Miners lack that winning touch

By Gavin Staindl
THE BERWICK Miners suffered their seventh loss this season, losing to the Buccaneers 32-6, but had it not been for some costly missed catches the Miners may have caused the biggest upset of the season.
The Miners led midway through the second quarter and at half time they were only one converted touchdown behind Victoria’s best gridiron team.
But a costly second half made up of dropped passes and missed tackles reignited the Buccaneers run attack and gave the home team the ascendancy on the scoreboard.
Offensively, the Miners were the most productive they have been all season.
Quarterback Andrew Nixon threw for a season-best 260 yards and Sam Walker was on the end of 160 of them.
After the dismal effort last week against Croydon, Miners coach Mel Martin made it his team’s goal to reach four first downs within the first quarter.

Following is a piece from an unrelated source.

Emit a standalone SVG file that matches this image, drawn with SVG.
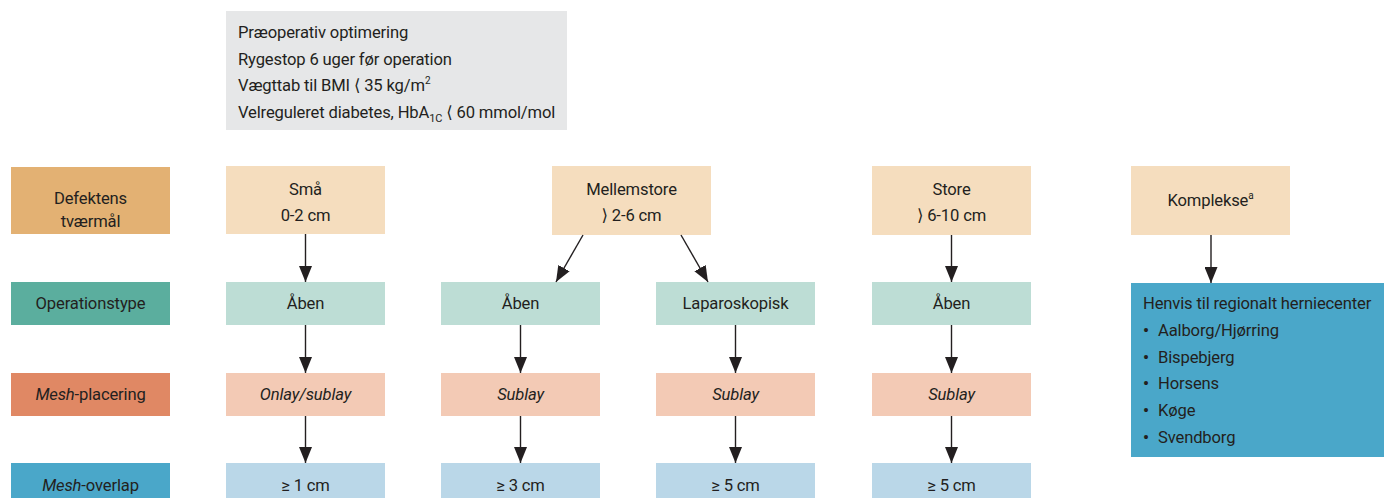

They had four within the first two drives.
For the match, the Miners produced 13 first downs, a significant improvement on the seven reached last week.
The only downturn to the Miners attack was the inability to catch regulation passes.
Martin puts the number at eight missed catches that included a pass to the end zone that Ben Lamb spilt after slipping on the turf that seemingly gave way under his feat.
Despite the poor score line, the Miners faithful still found some humour in the slip up and began chanting “Etihad, Etihad” in reference to the similar poor surface at Etihad Stadium.
But Martin and his squad had to regain focus as the Buccaneers continued to apply offensive pressure.
“It is the same story week after week, we are making elementary mistakes,” Martin said.
“In their first two drives we caused a turnover and a fumble and I said to them at half time all we have to do is raise our game play by five per cent and we’ll win it but we went the other way.
“Our outside containment could not stop their running game. We would bite on a pass and open up a hole or stand still and miss a tackle … we need to get it right or else I will just have to find someone else who can get it right,” Martin said.
The 29-0 last half “frustrated” Martin who can see his outside line becoming a source of concern for the coaching staff.
“Last week Croydon scored both three touchdowns from running the ball and putting outside pressure on our containers, and it happened again this week.”